A group of disabled people in one of Handicap International sessions in Egypt (Photo from Handicap International)
A group of disabled people in one of Handicap International sessions in Egypt
(Photo from Handicap International)

“The main objective of this project is empowering the disabled people organisations (DPOs) and young people with disabilities to undertake a prominent role in civil society and policy making strategies,” said Jehan Farouk, the project manager. “The project pays special attention to disabled women and youth. It aims mainly at increasing the awareness of the activists to the rights of disabled people in Egypt and helping to provide them with the required technical support to be capable of defending such marginalised segments of society.”

The project teaches disabled activists how to discuss their problems with decision makers and how to defend their rights regarding certain issues, such as providing equal employment opportunities and establishing equipped youth centres for them.

“Handicap International is a large organisation that has branches in 60 countries around the globe. It pays attention to different kinds of mental and physical disabilities, whether these originated in the womb, at birth, or are the result of war, accidents and conflicts,” she added.

In her opinion, the challenges faced by disabled people in Egypt can be summarised into four main problems. “The first is the absence of certain legislations, laws and general policies that clearly define the rights and duties of disabled people in different segments of society. A draft of a new law was submitted to the parliament for consideration, however, there is still some confusion regarding this crucial issue,” she added.

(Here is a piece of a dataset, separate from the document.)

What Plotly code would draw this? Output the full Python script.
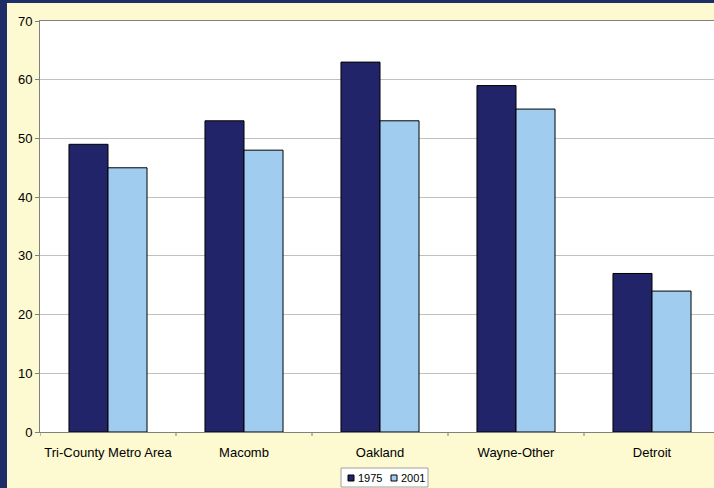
import plotly.graph_objects as go

categories = ["Tri-County Metro Area", "Macomb", "Oakland", "Wayne-Other", "Detroit"]
series_names = ["1975", "2001"]
values_1975 = [49, 53, 63, 59, 27]
values_2001 = [45, 48, 53, 55, 24]
y_ticks = [0, 10, 20, 30, 40, 50, 60, 70]
colors = ["#212468", "#A0CCF0"]

W, H = 714, 488
L, T, B, R = 40, 21, 56, 0

fig = go.Figure()
for name, vals, col in zip(series_names, [values_1975, values_2001], colors):
    fig.add_trace(go.Bar(name=name, x=categories, y=vals, showlegend=False,
                         marker=dict(color=col, line=dict(color="#000000", width=1))))

pw = W - L - R
ph = H - T - B
def px_x(p):
    return (p - L) / pw
def px_y(p):
    return (H - B - p) / ph

shapes = [
    dict(type="rect", xref="paper", yref="paper", x0=px_x(0), x1=px_x(7), y0=px_y(H), y1=px_y(0),
         fillcolor="#1E2C68", line=dict(width=0), layer="below"),
    dict(type="rect", xref="paper", yref="paper", x0=px_x(0), x1=px_x(W), y0=px_y(3), y1=px_y(0),
         fillcolor="#1E2C68", line=dict(width=0), layer="below"),
    # legend box
    dict(type="rect", xref="paper", yref="paper", x0=px_x(341), x1=px_x(428), y0=px_y(487), y1=px_y(468),
         fillcolor="#FFFFFF", line=dict(color="#A0A0A0", width=1)),
]
annotations = []
for i, (name, col) in enumerate(zip(series_names, colors)):
    sx = 348 + i * 43
    shapes.append(dict(type="rect", xref="paper", yref="paper", x0=px_x(sx), x1=px_x(sx + 6),
                       y0=px_y(481), y1=px_y(475), fillcolor=col, line=dict(color="#000000", width=1)))
    annotations.append(dict(text=name, xref="paper", yref="paper", x=px_x(sx + 8), y=px_y(478),
                            xanchor="left", yanchor="middle", showarrow=False,
                            font=dict(size=11, color="#000000")))

fig.update_layout(
    width=W, height=H,
    margin=dict(l=L, r=R, t=T, b=B, autoexpand=False),
    paper_bgcolor="#FDF9D0",
    plot_bgcolor="#FFFFFF",
    barmode="group",
    bargap=0.426,
    bargroupgap=0,
    font=dict(family="Liberation Sans, Arial, sans-serif", size=13, color="#000000"),
    shapes=shapes,
    annotations=annotations,
    xaxis=dict(range=[-0.5, 4.5 - 6/136], showgrid=False, showline=True, linecolor="#808080",
               linewidth=1, mirror=True, ticks="outside", ticklen=8, tickcolor="rgba(0,0,0,0)",
               tickfont=dict(size=13)),
    yaxis=dict(range=[0, 70], tickvals=y_ticks, showgrid=True, gridcolor="#C0C0C0", gridwidth=1,
               showline=True, linecolor="#808080", linewidth=1, mirror=True,
               ticks="outside", ticklen=4, tickcolor="#808080", zeroline=False,
               tickfont=dict(size=13)),
)

for i in range(len(categories) + 1):
    fig.add_shape(type="line", xref="x", yref="paper", x0=i - 0.5, x1=i - 0.5,
                  y0=0, y1=-4 / ph, line=dict(color="#808080", width=1))

fig.write_html("out.html")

A Handicap International events in Egypt; these events aim to empower and motivate disabled people to aid their inclusion in society (Photo from Handicap International)
A Handicap International events in Egypt; these events aim to empower and motivate disabled people to aid their inclusion in society
(Photo from Handicap International)

The second problem is related to society’s general knowledge, or lack of, about disabilities and the mistaken stereotypes around this issue. “The general public often don’t know how to deal with people with disabilities. They may be scared of them and this makes their parents feel ashamed and force them to hide them from the public. That’s why we still don’t have any statistics about the exact numbers of disabled people in Egypt or their disabilities,” she noted.

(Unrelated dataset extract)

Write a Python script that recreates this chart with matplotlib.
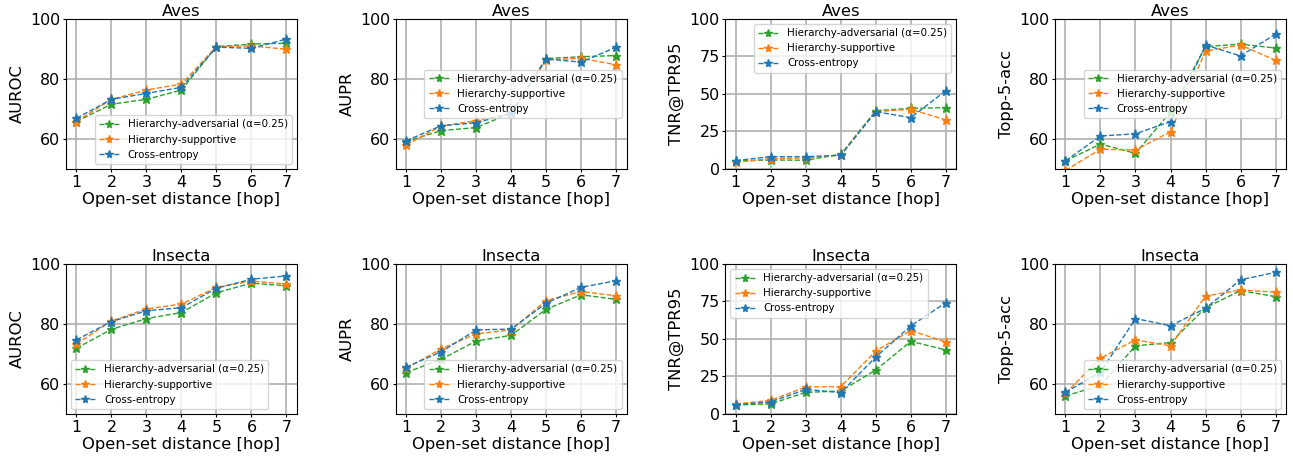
import matplotlib.pyplot as plt

hops = [1, 2, 3, 4, 5, 6, 7]
labels = ['Hierarchy-adversarial (α=0.25)', 'Hierarchy-supportive', 'Cross-entropy']
colors = ['tab:green', 'tab:orange', 'tab:blue']

# Aves
aves_auroc_adv = [65.8, 71.6, 73.2, 76.3, 90.8, 91.6, 91.9]
aves_auroc_sup = [65.8, 73.2, 76.3, 78.3, 90.8, 91.0, 89.9]
aves_auroc_ce = [66.9, 73.2, 75.2, 77.2, 90.6, 90.2, 93.3]

aves_aupr_adv = [59.1, 62.8, 63.8, 68.6, 86.8, 87.4, 87.8]
aves_aupr_sup = [58.0, 64.3, 66.1, 68.6, 86.3, 86.9, 84.7]
aves_aupr_ce = [59.4, 64.4, 65.4, 68.6, 86.7, 85.6, 90.6]

aves_tnr_adv = [5.3, 6.0, 5.8, 9.8, 38.9, 40.4, 40.9]
aves_tnr_sup = [4.4, 6.9, 7.3, 9.3, 38.2, 39.8, 32.7]
aves_tnr_ce = [5.6, 8.2, 8.2, 9.1, 38.2, 34.2, 52.2]

aves_top5_adv = [52.7, 58.3, 55.2, 69.0, 90.8, 91.6, 90.3]
aves_top5_sup = [49.5, 56.6, 56.3, 62.4, 89.3, 91.3, 86.2]
aves_top5_ce = [52.7, 61.0, 61.7, 65.8, 91.3, 87.7, 94.9]

# Insecta
ins_auroc_adv = [71.9, 78.2, 81.8, 83.8, 90.4, 93.6, 92.7]
ins_auroc_sup = [73.3, 81.0, 85.0, 86.6, 92.2, 94.3, 93.3]
ins_auroc_ce = [74.7, 80.8, 84.4, 85.4, 91.9, 94.9, 96.0]

ins_aupr_adv = [63.8, 68.2, 74.3, 76.2, 84.9, 89.7, 88.2]
ins_aupr_sup = [65.2, 71.7, 76.7, 78.0, 87.8, 90.8, 89.4]
ins_aupr_ce = [65.6, 70.7, 78.0, 78.3, 86.9, 92.2, 94.4]

ins_tnr_adv = [6.0, 6.7, 14.4, 15.3, 29.3, 48.4, 42.7]
ins_tnr_sup = [6.7, 9.1, 18.0, 18.2, 42.0, 55.6, 48.0]
ins_tnr_ce = [6.2, 8.0, 16.4, 14.2, 38.0, 58.7, 74.2]

ins_top5_adv = [56.0, 59.5, 72.7, 73.8, 85.4, 91.1, 89.1]
ins_top5_sup = [56.9, 68.6, 74.7, 72.7, 89.3, 91.3, 90.6]
ins_top5_ce = [57.2, 63.9, 81.8, 79.4, 85.2, 94.7, 97.2]

panels = [
    ('Aves', 'AUROC', [aves_auroc_adv, aves_auroc_sup, aves_auroc_ce], 'lower right'),
    ('Aves', 'AUPR', [aves_aupr_adv, aves_aupr_sup, aves_aupr_ce], 'center right'),
    ('Aves', 'TNR@TPR95', [aves_tnr_adv, aves_tnr_sup, aves_tnr_ce], 'upper right'),
    ('Aves', 'Topp-5-acc', [aves_top5_adv, aves_top5_sup, aves_top5_ce], 'center right'),
    ('Insecta', 'AUROC', [ins_auroc_adv, ins_auroc_sup, ins_auroc_ce], 'lower left'),
    ('Insecta', 'AUPR', [ins_aupr_adv, ins_aupr_sup, ins_aupr_ce], 'lower right'),
    ('Insecta', 'TNR@TPR95', [ins_tnr_adv, ins_tnr_sup, ins_tnr_ce], 'upper left'),
    ('Insecta', 'Topp-5-acc', [ins_top5_adv, ins_top5_sup, ins_top5_ce], 'lower right'),
]

fig, axes = plt.subplots(2, 4, figsize=(12.93, 4.62), dpi=100)
plt.subplots_adjust(left=0.051, right=0.9946, top=0.959, bottom=0.104,
                    wspace=0.427, hspace=0.633)

for ax, (title, metric, series, loc) in zip(axes.flat, panels):
    for vals, lab, col in zip(series, labels, colors):
        ax.plot(hops, vals, '--', marker='*', color=col, label=lab,
                linewidth=1, markersize=6.5)
    if metric == 'TNR@TPR95':
        ax.set_ylim(0, 100)
        ax.set_yticks([0, 25, 50, 75, 100])
    else:
        ax.set_ylim(50, 100)
        ax.set_yticks([60, 80, 100])
    ax.set_xticks(hops)
    ax.grid(True, linewidth=1.2)
    ax.tick_params(labelsize=11.4, length=2.5, pad=1.5)
    ax.set_title(title, fontsize=11.8, pad=2)
    ax.set_ylabel(metric, fontsize=11.8, labelpad=4)
    ax.set_xlabel('Open-set distance [hop]', fontsize=11.8, labelpad=2)
    ax.legend(loc=loc, fontsize=7.4, handlelength=2.0, markerscale=0.9)

plt.savefig('out.png')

The third problem is more relevant to NGOs and charities dedicated to helping disabled people. “Such institutions have a shortage of information and knowledge about the special categories they serve. They need to acquire certain skills before approaching disabled people in order to be able to understand their sufferings more and represent them in a better way,” she added.

The fourth problem goes back to disabled people themselves. Surprisingly, Farouk explained that people with disabilities must carry part of the responsibility. “Disabled people in Egypt tend to marginalise themselves. They prefer to be isolated from others and always expect people to deal with them in a certain way. This can be considered a psychological side-effect of the disability itself. Thus, it’s important to convince them to go out into society and integrate themselves,” she said.

From her point of view, mass media also plays a crucial role in marginalising the disabled. “You can find a few number of TV programmes dedicated to discussing the problems of people with disabilities and most of them host decision-makers to talk about the issue. We need to go out to the streets to meet the real people who suffer and listen to them instead of just talking or writing about them,” she noted.

This cannot be done without the help of the government, media, and NGOs, as well as the disabled people themselves.  “We hope that this initiative will be a small step towards solving the problems of disabled people in Egypt,” Farouk concluded.